YOUR GOAL »
Using the material that follows, identify and copy each line with the string "Reproduce".

>> begin

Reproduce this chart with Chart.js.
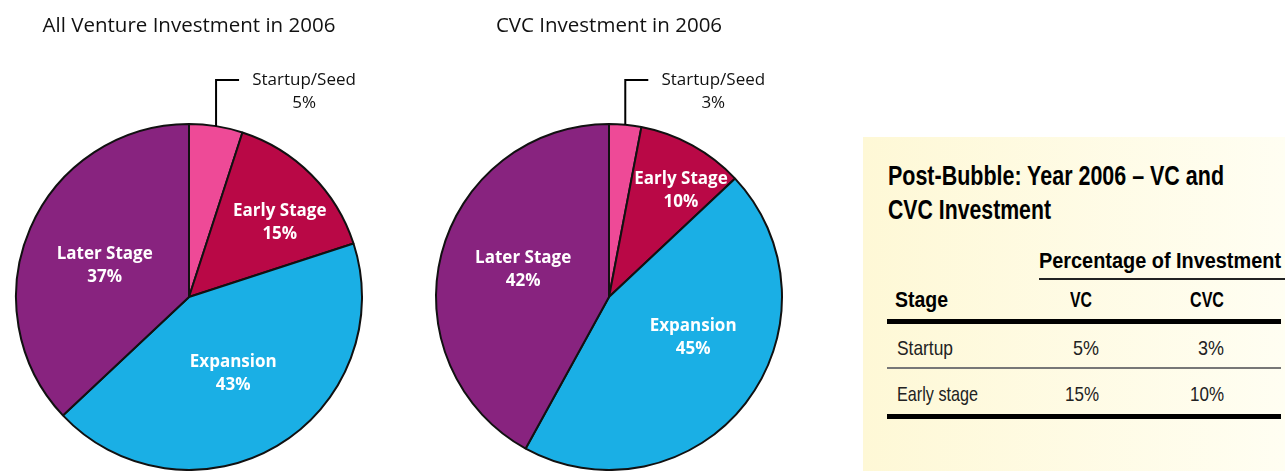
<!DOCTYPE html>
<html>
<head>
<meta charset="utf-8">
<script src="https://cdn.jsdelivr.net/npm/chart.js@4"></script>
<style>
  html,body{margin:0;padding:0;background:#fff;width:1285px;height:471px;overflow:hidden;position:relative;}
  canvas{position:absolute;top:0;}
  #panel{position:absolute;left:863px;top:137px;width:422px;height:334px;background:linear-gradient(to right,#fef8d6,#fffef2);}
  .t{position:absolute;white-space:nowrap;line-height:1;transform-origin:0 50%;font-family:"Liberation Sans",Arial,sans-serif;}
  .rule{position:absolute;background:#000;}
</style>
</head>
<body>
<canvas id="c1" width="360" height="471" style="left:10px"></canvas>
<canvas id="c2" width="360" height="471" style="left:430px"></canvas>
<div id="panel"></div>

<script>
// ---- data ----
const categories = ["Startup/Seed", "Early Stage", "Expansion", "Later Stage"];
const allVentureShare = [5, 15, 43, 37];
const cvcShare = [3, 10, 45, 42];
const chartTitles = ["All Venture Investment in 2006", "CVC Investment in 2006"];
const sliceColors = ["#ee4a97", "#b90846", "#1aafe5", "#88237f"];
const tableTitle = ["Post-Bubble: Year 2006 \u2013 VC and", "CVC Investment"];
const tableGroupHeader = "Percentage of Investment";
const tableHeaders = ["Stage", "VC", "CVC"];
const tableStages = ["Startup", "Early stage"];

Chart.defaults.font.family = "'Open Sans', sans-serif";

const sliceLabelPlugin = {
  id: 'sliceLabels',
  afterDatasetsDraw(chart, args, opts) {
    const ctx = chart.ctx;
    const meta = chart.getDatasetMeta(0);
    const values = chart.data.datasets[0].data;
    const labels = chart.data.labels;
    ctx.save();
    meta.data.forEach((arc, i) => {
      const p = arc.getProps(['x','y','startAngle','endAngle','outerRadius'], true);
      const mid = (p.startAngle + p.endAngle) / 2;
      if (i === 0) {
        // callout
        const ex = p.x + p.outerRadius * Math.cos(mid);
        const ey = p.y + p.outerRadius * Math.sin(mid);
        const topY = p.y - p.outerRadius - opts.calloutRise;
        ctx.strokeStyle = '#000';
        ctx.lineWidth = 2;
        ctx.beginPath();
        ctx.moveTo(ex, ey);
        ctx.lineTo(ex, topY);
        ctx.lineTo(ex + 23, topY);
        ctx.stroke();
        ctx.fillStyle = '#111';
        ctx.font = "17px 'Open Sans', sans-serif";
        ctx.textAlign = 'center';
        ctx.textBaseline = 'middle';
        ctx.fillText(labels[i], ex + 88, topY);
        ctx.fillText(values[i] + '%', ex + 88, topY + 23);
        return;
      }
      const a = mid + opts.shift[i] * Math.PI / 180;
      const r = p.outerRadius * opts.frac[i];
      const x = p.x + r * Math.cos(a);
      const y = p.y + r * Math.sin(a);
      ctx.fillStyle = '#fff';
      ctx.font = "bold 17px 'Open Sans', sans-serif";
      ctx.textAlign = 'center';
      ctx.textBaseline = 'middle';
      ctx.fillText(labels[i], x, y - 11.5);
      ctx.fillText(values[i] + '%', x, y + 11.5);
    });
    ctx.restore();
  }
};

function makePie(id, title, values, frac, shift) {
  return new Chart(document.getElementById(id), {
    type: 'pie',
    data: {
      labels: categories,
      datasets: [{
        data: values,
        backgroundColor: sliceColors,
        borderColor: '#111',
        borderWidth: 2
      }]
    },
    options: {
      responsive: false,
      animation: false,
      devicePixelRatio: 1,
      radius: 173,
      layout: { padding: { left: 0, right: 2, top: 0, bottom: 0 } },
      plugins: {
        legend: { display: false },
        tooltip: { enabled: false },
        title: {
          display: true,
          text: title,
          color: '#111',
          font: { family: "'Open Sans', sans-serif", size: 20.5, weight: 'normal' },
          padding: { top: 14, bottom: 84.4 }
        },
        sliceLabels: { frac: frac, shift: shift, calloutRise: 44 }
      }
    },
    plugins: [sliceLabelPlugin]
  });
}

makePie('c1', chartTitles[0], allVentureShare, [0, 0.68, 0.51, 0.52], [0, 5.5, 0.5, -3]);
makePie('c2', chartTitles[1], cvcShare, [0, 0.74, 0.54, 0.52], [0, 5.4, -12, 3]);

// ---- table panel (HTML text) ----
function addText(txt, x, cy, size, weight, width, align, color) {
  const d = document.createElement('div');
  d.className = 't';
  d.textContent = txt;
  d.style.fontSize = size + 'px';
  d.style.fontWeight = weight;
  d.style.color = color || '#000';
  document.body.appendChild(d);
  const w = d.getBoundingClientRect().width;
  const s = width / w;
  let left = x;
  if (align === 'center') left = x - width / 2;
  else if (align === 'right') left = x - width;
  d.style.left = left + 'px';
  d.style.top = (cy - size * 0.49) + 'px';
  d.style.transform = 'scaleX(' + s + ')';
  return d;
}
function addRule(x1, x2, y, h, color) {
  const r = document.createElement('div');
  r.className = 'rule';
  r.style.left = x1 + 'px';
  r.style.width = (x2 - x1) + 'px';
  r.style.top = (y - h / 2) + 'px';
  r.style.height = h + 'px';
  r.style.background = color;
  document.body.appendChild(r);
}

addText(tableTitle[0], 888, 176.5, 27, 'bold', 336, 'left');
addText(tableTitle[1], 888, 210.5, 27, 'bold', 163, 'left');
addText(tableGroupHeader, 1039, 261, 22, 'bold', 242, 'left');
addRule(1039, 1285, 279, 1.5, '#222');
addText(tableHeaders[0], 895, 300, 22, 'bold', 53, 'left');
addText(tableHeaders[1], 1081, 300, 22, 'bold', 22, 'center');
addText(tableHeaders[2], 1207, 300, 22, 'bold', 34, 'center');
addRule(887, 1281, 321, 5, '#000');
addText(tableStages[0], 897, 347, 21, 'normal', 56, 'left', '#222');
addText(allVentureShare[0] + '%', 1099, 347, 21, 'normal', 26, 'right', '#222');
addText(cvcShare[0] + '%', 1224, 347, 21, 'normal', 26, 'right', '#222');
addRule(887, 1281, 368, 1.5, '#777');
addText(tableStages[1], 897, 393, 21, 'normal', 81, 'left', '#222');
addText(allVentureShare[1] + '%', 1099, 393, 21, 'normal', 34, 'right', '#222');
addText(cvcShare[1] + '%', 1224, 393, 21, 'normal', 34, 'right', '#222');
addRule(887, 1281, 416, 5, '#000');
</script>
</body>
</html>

>> end
>> begin

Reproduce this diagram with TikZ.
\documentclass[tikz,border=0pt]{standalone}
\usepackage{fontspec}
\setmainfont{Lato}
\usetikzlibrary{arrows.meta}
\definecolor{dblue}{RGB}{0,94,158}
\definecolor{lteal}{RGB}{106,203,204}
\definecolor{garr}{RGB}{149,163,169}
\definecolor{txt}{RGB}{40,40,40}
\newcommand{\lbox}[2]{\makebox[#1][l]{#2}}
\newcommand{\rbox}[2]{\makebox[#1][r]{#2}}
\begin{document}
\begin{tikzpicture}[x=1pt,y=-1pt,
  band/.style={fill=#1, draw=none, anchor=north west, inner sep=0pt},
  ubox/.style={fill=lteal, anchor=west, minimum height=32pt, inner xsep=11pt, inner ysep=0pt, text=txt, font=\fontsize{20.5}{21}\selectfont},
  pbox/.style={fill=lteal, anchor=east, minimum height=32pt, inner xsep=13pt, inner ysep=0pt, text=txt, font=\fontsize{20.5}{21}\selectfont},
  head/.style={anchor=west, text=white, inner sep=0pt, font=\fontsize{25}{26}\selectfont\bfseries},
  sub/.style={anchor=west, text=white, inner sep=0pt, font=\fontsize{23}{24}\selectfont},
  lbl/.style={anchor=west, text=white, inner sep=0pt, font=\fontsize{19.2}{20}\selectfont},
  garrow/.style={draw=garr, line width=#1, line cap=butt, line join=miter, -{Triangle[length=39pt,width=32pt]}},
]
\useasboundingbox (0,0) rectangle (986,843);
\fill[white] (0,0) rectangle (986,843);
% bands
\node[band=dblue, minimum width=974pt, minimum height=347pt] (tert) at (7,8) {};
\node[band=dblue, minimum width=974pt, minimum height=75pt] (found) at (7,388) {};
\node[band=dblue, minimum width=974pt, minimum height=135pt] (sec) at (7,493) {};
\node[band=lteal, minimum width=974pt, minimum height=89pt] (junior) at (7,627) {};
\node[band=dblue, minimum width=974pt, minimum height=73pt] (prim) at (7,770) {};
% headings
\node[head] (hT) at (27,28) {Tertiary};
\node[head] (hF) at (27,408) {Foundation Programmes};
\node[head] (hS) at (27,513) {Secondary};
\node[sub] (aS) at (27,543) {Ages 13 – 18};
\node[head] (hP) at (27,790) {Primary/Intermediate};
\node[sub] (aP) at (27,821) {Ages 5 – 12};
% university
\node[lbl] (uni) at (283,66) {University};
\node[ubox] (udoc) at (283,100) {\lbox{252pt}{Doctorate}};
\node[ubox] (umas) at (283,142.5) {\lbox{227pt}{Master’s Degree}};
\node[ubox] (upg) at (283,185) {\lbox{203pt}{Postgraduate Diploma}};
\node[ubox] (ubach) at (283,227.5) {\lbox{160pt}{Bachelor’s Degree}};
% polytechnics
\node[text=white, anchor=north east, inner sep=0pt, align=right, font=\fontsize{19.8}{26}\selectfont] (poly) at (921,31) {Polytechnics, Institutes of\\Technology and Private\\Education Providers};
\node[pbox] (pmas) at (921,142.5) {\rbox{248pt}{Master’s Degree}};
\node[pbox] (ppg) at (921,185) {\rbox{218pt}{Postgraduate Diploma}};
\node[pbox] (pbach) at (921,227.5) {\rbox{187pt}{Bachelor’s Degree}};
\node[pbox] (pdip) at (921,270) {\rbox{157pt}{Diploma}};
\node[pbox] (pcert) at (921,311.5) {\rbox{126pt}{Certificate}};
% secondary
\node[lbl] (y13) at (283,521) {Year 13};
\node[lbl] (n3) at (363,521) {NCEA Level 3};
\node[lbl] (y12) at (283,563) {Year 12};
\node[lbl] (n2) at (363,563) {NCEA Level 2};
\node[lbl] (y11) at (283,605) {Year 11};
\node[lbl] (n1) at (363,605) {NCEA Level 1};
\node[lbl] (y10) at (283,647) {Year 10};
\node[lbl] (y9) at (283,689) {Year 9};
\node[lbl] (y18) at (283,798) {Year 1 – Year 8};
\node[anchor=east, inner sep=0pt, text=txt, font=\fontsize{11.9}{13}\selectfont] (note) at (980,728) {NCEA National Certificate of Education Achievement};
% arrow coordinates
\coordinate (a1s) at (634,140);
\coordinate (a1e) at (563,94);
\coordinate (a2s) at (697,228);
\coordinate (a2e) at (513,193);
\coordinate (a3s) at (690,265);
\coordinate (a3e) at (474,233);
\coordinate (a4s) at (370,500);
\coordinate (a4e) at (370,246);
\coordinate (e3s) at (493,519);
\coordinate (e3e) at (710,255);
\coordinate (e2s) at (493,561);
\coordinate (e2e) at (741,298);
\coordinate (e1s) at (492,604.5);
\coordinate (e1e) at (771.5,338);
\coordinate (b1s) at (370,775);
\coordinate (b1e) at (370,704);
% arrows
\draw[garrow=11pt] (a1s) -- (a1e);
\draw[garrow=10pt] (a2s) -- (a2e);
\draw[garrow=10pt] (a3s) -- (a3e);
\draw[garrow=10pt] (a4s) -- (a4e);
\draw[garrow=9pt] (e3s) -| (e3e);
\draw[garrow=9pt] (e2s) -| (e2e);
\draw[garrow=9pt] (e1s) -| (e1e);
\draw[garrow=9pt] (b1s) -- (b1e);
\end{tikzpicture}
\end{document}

>> end

OUTPUT FOR THIS EXERCISE »
Reproduce this chart with Chart.js.
Reproduce this diagram with TikZ.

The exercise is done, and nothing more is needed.